▶ Your goal
Starting at the first line of the listing below, retype each line up to and including the one that contains "y1 = Y_MAX + TOP_PX / ypx". Leave pictures out.

▶ Task material
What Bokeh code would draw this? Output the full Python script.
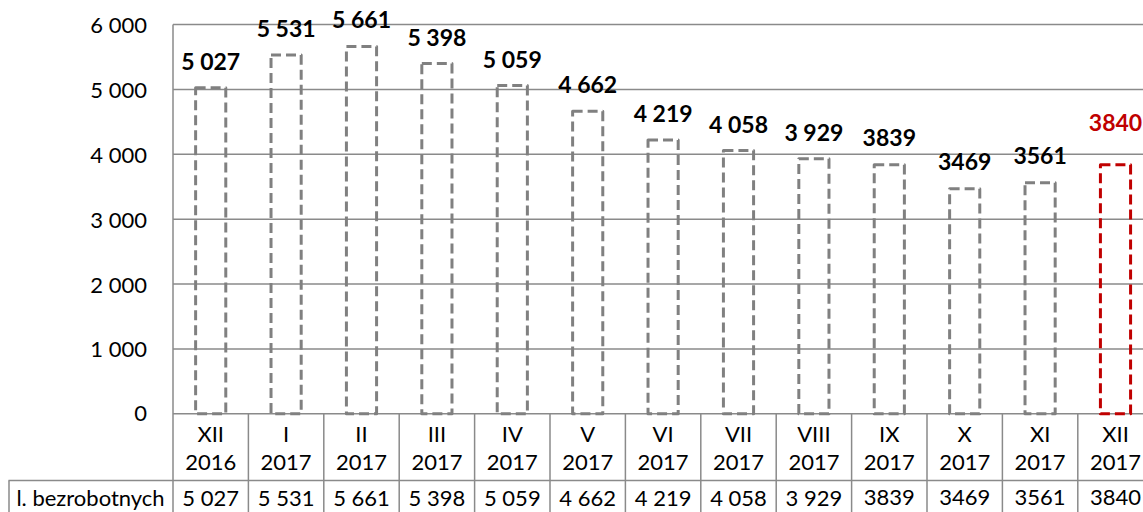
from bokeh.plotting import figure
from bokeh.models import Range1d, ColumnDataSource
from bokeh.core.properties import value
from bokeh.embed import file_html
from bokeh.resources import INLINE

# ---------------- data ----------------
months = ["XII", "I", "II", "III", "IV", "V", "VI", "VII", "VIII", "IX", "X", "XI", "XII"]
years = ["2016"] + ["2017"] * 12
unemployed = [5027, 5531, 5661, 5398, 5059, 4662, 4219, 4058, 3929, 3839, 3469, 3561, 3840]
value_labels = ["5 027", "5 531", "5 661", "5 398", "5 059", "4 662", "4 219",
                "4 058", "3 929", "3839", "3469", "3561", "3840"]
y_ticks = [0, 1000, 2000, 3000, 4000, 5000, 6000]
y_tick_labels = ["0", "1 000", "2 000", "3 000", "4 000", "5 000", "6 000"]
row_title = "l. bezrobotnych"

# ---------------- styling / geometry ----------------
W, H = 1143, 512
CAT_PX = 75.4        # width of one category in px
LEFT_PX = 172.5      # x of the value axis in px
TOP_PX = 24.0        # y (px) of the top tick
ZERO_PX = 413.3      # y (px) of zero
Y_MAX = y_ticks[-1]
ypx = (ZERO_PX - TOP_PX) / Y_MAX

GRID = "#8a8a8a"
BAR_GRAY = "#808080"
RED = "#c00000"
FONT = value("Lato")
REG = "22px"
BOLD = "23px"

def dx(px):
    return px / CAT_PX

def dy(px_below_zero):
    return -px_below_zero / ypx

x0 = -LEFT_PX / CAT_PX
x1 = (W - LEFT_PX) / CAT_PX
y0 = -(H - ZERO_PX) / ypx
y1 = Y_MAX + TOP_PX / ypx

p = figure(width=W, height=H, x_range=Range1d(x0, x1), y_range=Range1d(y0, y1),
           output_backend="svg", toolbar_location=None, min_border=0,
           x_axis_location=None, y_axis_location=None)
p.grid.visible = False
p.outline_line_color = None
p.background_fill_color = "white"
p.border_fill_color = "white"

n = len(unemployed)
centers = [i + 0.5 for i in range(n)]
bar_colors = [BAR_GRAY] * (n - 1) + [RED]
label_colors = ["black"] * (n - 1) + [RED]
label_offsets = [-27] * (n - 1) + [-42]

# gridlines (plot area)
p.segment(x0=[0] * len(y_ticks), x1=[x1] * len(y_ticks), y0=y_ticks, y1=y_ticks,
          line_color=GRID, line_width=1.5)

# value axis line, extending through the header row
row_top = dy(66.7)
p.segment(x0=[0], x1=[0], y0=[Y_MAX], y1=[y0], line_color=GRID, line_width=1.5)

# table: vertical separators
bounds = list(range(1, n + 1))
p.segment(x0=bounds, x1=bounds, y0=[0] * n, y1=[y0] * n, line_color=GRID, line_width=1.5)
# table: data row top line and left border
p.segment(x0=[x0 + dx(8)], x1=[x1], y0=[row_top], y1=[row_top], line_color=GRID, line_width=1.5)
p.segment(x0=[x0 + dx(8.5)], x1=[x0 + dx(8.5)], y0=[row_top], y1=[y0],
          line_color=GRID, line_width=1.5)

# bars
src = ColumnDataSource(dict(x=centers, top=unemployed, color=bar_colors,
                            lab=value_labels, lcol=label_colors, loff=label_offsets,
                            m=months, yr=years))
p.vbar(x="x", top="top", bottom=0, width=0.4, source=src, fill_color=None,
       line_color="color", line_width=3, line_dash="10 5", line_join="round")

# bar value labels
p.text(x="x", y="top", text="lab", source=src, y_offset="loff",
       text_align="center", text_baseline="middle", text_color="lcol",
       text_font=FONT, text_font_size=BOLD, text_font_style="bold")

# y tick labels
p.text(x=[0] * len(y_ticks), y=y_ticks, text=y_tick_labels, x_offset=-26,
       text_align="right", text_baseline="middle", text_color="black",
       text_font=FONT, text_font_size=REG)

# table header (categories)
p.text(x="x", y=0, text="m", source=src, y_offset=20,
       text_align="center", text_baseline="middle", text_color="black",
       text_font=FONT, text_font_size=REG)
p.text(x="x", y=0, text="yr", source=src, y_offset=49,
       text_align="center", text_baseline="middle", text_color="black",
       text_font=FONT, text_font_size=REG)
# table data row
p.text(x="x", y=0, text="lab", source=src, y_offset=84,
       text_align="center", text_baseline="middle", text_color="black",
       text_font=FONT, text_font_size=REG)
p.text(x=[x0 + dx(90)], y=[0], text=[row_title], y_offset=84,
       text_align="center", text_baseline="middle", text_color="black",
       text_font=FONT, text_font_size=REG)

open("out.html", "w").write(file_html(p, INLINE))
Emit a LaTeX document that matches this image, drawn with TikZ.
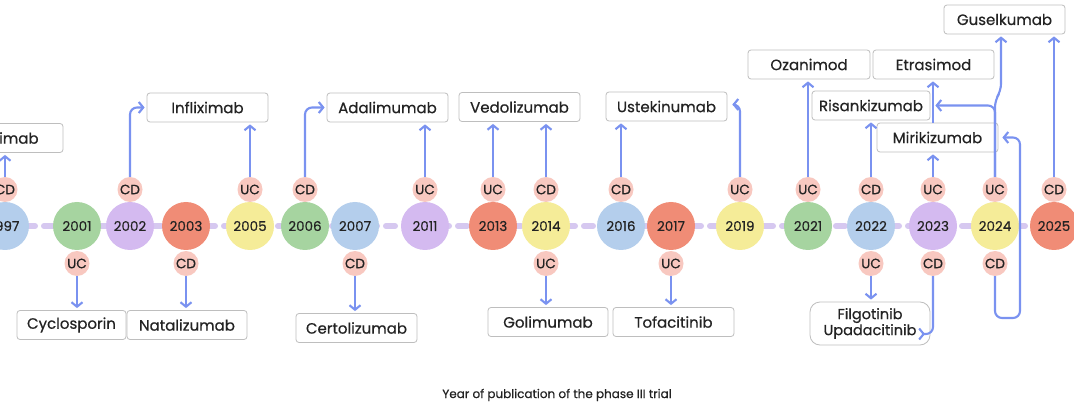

▶ Answer to this task
What Bokeh code would draw this? Output the full Python script.
from bokeh.plotting import figure
from bokeh.models import Range1d, ColumnDataSource
from bokeh.core.properties import value
from bokeh.embed import file_html
from bokeh.resources import INLINE

# ---------------- data ----------------
months = ["XII", "I", "II", "III", "IV", "V", "VI", "VII", "VIII", "IX", "X", "XI", "XII"]
years = ["2016"] + ["2017"] * 12
unemployed = [5027, 5531, 5661, 5398, 5059, 4662, 4219, 4058, 3929, 3839, 3469, 3561, 3840]
value_labels = ["5 027", "5 531", "5 661", "5 398", "5 059", "4 662", "4 219",
                "4 058", "3 929", "3839", "3469", "3561", "3840"]
y_ticks = [0, 1000, 2000, 3000, 4000, 5000, 6000]
y_tick_labels = ["0", "1 000", "2 000", "3 000", "4 000", "5 000", "6 000"]
row_title = "l. bezrobotnych"

# ---------------- styling / geometry ----------------
W, H = 1143, 512
CAT_PX = 75.4        # width of one category in px
LEFT_PX = 172.5      # x of the value axis in px
TOP_PX = 24.0        # y (px) of the top tick
ZERO_PX = 413.3      # y (px) of zero
Y_MAX = y_ticks[-1]
ypx = (ZERO_PX - TOP_PX) / Y_MAX

GRID = "#8a8a8a"
BAR_GRAY = "#808080"
RED = "#c00000"
FONT = value("Lato")
REG = "22px"
BOLD = "23px"

def dx(px):
    return px / CAT_PX

def dy(px_below_zero):
    return -px_below_zero / ypx

x0 = -LEFT_PX / CAT_PX
x1 = (W - LEFT_PX) / CAT_PX
y0 = -(H - ZERO_PX) / ypx
y1 = Y_MAX + TOP_PX / ypx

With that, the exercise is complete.